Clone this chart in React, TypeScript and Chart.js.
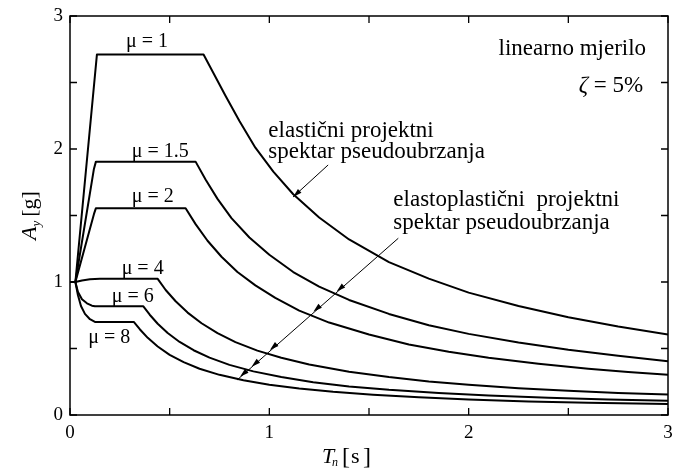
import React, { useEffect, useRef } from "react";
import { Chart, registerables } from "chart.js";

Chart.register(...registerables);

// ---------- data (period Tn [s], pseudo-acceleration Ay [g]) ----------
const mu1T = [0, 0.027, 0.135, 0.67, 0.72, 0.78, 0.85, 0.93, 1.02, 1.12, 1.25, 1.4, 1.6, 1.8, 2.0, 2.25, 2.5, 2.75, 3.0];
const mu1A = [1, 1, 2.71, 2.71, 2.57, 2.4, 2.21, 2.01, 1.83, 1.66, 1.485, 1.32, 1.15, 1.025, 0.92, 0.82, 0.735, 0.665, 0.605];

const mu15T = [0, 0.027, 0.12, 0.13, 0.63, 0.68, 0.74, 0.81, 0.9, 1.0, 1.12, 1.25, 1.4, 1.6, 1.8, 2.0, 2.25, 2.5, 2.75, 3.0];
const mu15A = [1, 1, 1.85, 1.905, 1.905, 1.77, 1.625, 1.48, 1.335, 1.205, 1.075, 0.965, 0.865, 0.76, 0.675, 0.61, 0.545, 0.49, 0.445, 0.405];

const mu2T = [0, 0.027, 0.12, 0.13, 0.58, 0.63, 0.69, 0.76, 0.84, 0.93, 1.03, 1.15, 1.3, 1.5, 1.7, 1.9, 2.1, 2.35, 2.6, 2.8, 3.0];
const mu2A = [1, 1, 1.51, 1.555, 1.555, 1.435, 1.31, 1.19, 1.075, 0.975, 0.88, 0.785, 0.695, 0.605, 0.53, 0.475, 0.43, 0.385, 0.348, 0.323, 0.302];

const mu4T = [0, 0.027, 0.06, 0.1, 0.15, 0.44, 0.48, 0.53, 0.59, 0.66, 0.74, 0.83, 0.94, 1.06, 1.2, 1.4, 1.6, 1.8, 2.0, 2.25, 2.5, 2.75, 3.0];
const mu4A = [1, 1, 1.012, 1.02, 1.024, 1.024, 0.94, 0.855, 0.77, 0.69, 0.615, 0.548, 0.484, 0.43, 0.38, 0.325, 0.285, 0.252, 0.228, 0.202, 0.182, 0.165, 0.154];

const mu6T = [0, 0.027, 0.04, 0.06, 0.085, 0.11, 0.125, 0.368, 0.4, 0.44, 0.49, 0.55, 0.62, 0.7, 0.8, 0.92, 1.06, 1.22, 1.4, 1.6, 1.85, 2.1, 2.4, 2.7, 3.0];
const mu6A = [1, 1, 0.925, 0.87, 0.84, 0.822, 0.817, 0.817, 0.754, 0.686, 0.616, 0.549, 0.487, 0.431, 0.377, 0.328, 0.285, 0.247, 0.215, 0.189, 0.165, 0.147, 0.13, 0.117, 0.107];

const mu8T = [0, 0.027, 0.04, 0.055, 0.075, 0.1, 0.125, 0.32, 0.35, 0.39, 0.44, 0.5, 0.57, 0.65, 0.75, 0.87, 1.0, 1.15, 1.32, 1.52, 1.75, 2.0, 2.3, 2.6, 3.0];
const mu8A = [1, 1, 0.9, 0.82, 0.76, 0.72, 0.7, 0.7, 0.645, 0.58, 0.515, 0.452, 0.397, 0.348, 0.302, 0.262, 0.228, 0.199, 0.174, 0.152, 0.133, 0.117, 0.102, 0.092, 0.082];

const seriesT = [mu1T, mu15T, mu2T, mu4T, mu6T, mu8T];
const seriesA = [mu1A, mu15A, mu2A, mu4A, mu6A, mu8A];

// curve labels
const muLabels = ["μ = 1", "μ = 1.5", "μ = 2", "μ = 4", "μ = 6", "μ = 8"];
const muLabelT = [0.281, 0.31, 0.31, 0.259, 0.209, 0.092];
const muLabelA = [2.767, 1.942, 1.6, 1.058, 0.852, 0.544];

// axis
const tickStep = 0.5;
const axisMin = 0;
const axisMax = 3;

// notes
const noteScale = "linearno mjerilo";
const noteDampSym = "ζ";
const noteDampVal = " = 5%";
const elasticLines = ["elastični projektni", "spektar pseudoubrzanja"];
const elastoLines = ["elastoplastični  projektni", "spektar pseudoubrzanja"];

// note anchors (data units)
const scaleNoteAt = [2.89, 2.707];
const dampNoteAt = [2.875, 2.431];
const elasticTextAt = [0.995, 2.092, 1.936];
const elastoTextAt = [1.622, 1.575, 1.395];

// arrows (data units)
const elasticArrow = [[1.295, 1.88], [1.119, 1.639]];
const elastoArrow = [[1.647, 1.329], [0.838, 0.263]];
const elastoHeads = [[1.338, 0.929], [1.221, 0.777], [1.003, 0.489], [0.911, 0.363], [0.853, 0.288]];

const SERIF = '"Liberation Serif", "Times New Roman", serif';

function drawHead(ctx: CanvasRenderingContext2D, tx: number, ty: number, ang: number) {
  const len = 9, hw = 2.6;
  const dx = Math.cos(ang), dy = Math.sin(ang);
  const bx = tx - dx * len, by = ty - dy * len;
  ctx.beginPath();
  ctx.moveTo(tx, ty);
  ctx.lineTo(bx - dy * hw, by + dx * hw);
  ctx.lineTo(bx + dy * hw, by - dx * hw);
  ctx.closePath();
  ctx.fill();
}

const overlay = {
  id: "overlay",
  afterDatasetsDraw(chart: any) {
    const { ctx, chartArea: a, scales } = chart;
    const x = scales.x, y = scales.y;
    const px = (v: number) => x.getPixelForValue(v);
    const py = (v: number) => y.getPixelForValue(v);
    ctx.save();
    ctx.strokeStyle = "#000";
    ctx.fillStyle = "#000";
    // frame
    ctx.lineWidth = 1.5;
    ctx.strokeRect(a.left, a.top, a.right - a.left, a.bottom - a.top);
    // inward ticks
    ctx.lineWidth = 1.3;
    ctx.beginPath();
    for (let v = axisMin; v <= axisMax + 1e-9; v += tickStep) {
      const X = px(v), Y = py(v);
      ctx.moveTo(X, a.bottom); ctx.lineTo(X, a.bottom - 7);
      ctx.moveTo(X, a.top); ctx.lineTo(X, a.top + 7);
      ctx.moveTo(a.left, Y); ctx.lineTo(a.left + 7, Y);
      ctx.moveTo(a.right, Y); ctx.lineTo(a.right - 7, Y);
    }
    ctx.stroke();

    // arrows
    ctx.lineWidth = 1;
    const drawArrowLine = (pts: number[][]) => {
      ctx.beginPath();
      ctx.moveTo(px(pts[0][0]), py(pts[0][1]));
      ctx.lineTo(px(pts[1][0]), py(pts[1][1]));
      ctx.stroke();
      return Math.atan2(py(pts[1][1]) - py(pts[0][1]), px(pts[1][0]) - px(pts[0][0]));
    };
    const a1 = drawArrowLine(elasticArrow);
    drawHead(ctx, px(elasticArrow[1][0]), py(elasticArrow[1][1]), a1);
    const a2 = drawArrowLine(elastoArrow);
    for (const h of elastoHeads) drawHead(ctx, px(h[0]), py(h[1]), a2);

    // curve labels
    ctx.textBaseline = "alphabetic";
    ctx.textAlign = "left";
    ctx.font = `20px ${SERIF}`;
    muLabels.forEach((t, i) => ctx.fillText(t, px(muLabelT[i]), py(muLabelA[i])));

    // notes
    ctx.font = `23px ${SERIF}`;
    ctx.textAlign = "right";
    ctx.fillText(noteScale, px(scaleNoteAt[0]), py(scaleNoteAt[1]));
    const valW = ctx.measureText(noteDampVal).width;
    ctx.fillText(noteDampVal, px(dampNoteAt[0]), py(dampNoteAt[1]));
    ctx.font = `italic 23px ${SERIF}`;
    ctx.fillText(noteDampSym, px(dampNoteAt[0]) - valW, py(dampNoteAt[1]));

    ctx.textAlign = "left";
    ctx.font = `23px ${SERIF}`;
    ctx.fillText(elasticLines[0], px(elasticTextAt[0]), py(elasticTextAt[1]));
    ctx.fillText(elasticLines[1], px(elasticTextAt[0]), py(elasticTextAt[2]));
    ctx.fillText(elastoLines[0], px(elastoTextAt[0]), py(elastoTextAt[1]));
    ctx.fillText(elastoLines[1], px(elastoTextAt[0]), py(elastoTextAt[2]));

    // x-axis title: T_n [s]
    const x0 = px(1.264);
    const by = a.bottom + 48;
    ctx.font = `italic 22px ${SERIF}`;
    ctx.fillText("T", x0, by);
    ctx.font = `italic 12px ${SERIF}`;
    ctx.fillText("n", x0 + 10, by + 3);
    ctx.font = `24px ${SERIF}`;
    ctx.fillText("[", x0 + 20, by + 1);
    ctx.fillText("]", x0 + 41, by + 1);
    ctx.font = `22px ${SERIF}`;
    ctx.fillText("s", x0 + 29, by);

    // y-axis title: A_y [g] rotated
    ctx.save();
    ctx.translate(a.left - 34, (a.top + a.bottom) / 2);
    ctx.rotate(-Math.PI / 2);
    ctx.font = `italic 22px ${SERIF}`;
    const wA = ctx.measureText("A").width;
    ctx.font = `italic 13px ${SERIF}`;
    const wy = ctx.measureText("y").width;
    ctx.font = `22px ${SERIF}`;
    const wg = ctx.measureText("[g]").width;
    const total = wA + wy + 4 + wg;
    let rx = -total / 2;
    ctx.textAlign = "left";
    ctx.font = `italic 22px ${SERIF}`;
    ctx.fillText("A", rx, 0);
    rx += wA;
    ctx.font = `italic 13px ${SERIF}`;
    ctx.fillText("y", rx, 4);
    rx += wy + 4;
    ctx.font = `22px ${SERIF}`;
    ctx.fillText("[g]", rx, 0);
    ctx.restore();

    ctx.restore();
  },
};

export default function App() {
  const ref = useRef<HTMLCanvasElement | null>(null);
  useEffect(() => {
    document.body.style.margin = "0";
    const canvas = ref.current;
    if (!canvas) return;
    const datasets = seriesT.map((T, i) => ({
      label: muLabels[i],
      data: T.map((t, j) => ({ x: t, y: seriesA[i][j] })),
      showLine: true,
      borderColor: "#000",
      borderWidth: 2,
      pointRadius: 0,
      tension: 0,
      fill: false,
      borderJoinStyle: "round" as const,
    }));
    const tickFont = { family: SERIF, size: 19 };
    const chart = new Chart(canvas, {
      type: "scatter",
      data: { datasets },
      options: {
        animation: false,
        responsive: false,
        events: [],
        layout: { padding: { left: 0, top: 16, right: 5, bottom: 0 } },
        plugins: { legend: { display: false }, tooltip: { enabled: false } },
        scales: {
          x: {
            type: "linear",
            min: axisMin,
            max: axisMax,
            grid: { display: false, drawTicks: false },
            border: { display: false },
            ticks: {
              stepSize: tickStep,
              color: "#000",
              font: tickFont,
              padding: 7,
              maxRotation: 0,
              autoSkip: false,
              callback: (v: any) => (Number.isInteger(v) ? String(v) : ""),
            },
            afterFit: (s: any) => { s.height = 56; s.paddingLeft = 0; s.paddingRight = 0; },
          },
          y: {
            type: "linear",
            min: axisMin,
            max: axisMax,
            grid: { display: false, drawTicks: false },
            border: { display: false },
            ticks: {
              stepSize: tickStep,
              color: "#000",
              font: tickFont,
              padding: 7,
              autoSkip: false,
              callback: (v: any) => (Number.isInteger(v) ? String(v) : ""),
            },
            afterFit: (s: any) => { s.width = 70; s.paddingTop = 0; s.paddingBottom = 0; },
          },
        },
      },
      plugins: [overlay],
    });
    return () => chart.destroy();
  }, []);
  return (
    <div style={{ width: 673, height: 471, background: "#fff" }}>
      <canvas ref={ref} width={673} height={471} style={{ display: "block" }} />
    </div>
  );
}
■ ■ ■
Leave out the pictures and repeat exactly the lines from the start of the material through the line that contains "0.735, 0.665, 0.605];", both included.

• RESULT OF THE EXERCISE:
Clone this chart in React, TypeScript and Chart.js.
import React, { useEffect, useRef } from "react";
import { Chart, registerables } from "chart.js";

Chart.register(...registerables);

// ---------- data (period Tn [s], pseudo-acceleration Ay [g]) ----------
const mu1T = [0, 0.027, 0.135, 0.67, 0.72, 0.78, 0.85, 0.93, 1.02, 1.12, 1.25, 1.4, 1.6, 1.8, 2.0, 2.25, 2.5, 2.75, 3.0];
const mu1A = [1, 1, 2.71, 2.71, 2.57, 2.4, 2.21, 2.01, 1.83, 1.66, 1.485, 1.32, 1.15, 1.025, 0.92, 0.82, 0.735, 0.665, 0.605];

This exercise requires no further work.